New arXiv preprint frames demo-to-code robotics as a cross‑domain adaptation problem
A new arXiv preprint (arXiv:2603.18495) proposes a shift in how researchers think about video‑instructed robotic programming: treat demo‑to‑code as a cross‑domain adaptation challenge. Short version: don’t just translate a human demo into control code. Ask how perceptual and physical differences between the demonstration and the target robot change the outcome, and reason counterfactually to produce robust executable code.
What the paper proposes
The authors introduce "Cross‑Domain Demo‑to‑Code via Neurosymbolic Counterfactual Reasoning," combining Vision‑Language Models (VLMs) with neurosymbolic reasoning to produce control programs from video demonstrations. The approach pairs neural perception (to parse visual and language cues) with symbolic reasoning (to model task logic and constraints) and generates counterfactuals — imagined variations of the scene — to test which program fragments will survive domain shifts. The result, reportedly, is a system better able to generalize when the deployment robot’s sensors, kinematics, or environment differ from the demo.
Results and caveats
The work is a preprint on arXiv and has not undergone peer review. The paper reports improved cross‑domain success rates on benchmark tasks compared with baseline demo‑to‑code methods, but independent replication will be needed. It has been reported that the evaluation focuses on simulated and controlled lab setups, leaving open questions about performance in messy, real‑world industrial settings.
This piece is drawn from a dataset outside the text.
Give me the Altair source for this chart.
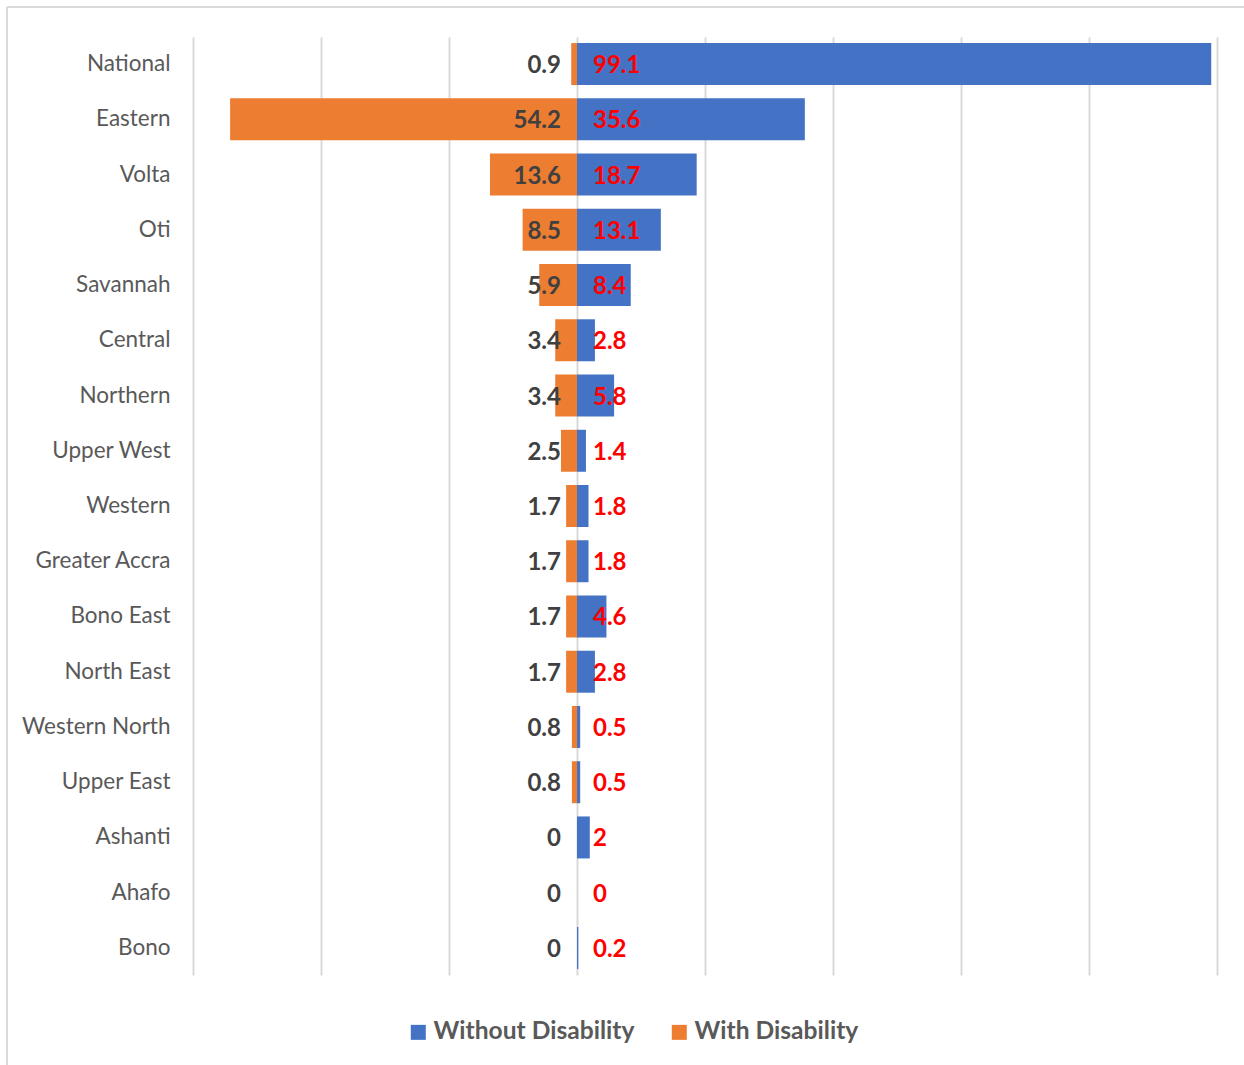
import altair as alt
import pandas as pd

regions = ["National", "Eastern", "Volta", "Oti", "Savannah", "Central", "Northern",
           "Upper West", "Western", "Greater Accra", "Bono East", "North East",
           "Western North", "Upper East", "Ashanti", "Ahafo", "Bono"]
without_dis = [99.1, 35.6, 18.7, 13.1, 8.4, 2.8, 5.8, 1.4, 1.8, 1.8, 4.6, 2.8, 0.5, 0.5, 2, 0, 0.2]
with_dis = [0.9, 54.2, 13.6, 8.5, 5.9, 3.4, 3.4, 2.5, 1.7, 1.7, 1.7, 1.7, 0.8, 0.8, 0, 0, 0]
series = ["Without Disability", "With Disability"]
colors = ["#4472C4", "#ED7D31"]
grid_values = [-60, -40, -20, 0, 20, 40, 60, 80, 100]

rows = []
for r, a, b in zip(regions, without_dis, with_dis):
    rows.append({"region": r, "series": series[0], "value": a, "signed": a, "label": f"{a:g}"})
    rows.append({"region": r, "series": series[1], "value": b, "signed": -b, "label": f"{b:g}"})
df = pd.DataFrame(rows)

x_enc = alt.X("signed:Q",
              scale=alt.Scale(domain=[-60, 100], nice=False, zero=False),
              axis=alt.Axis(values=grid_values, labels=False, ticks=False, domain=False,
                            grid=True, gridColor="#d9d9d9", gridWidth=2, title=None))
y_enc = alt.Y("region:N", sort=regions,
              scale=alt.Scale(paddingInner=0.24, paddingOuter=0.11),
              axis=alt.Axis(title=None, ticks=False, domain=False, labelFont="Lato",
                            labelFontSize=22.5, labelColor="#595959", labelPadding=23))

bars = alt.Chart(df).mark_bar().encode(
    x=x_enc,
    y=y_enc,
    color=alt.Color("series:N", sort=series,
                    scale=alt.Scale(domain=series, range=colors),
                    legend=alt.Legend(orient="none", legendX=213, legendY=983,
                                      direction="horizontal", title=None,
                                      labelFont="Lato", labelFontSize=24.6,
                                      labelFontWeight="bold", labelColor="#595959",
                                      symbolType="square", symbolSize=225,
                                      symbolStrokeWidth=0, columnPadding=32,
                                      labelOffset=3, labelLimit=400)),
)

text_without = alt.Chart(df[df.series == series[0]]).mark_text(
    align="left", baseline="middle", dx=16, dy=2, font="Lato", fontSize=24,
    fontWeight="bold", color="#FF0000"
).encode(x=alt.datum(0), y=alt.Y("region:N", sort=regions), text="label:N")

text_with = alt.Chart(df[df.series == series[1]]).mark_text(
    align="right", baseline="middle", dx=-16, dy=2, font="Lato", fontSize=24,
    fontWeight="bold", color="#404040"
).encode(x=alt.datum(0), y=alt.Y("region:N", sort=regions), text="label:N")

one = pd.DataFrame({"k": [0]})
frame_left = alt.Chart(one).mark_rule(color="#d9d9d9", strokeWidth=2).encode(
    x=alt.value(-186), y=alt.value(-30), y2=alt.value(1100))
frame_top = alt.Chart(one).mark_rule(color="#d9d9d9", strokeWidth=2).encode(
    x=alt.value(-186), x2=alt.value(1100), y=alt.value(-30))

chart = alt.layer(bars, text_without, text_with, frame_left, frame_top).properties(
    width=1024, height=938,
    autosize=alt.AutoSizeParams(type="none"),
    padding={"left": 193, "top": 37, "right": 27, "bottom": 90},
    background="white",
).configure_view(stroke=None)

chart.save("out.html", embed_options={"renderer": "svg", "actions": False})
Why this matters — and the policy angle
Why care? Robot programming from video demos promises faster automation for factories and services — a potential boon for logistics, manufacturing and field robotics. But the technology also raises safety and dual‑use questions: more robust demo‑to‑code could accelerate deployment of autonomous systems with less human oversight. And there’s a geopolitical layer. It has been reported that export controls and chip sanctions have already complicated access to cutting‑edge compute for some firms; that matters because the compute backbone for VLMs and neurosymbolic systems is global. Major Chinese players such as Baidu (百度) and DJI (大疆创新) are investing heavily in AI and robotics, and advances like this will be watched closely by industry and regulators on both sides of the Pacific.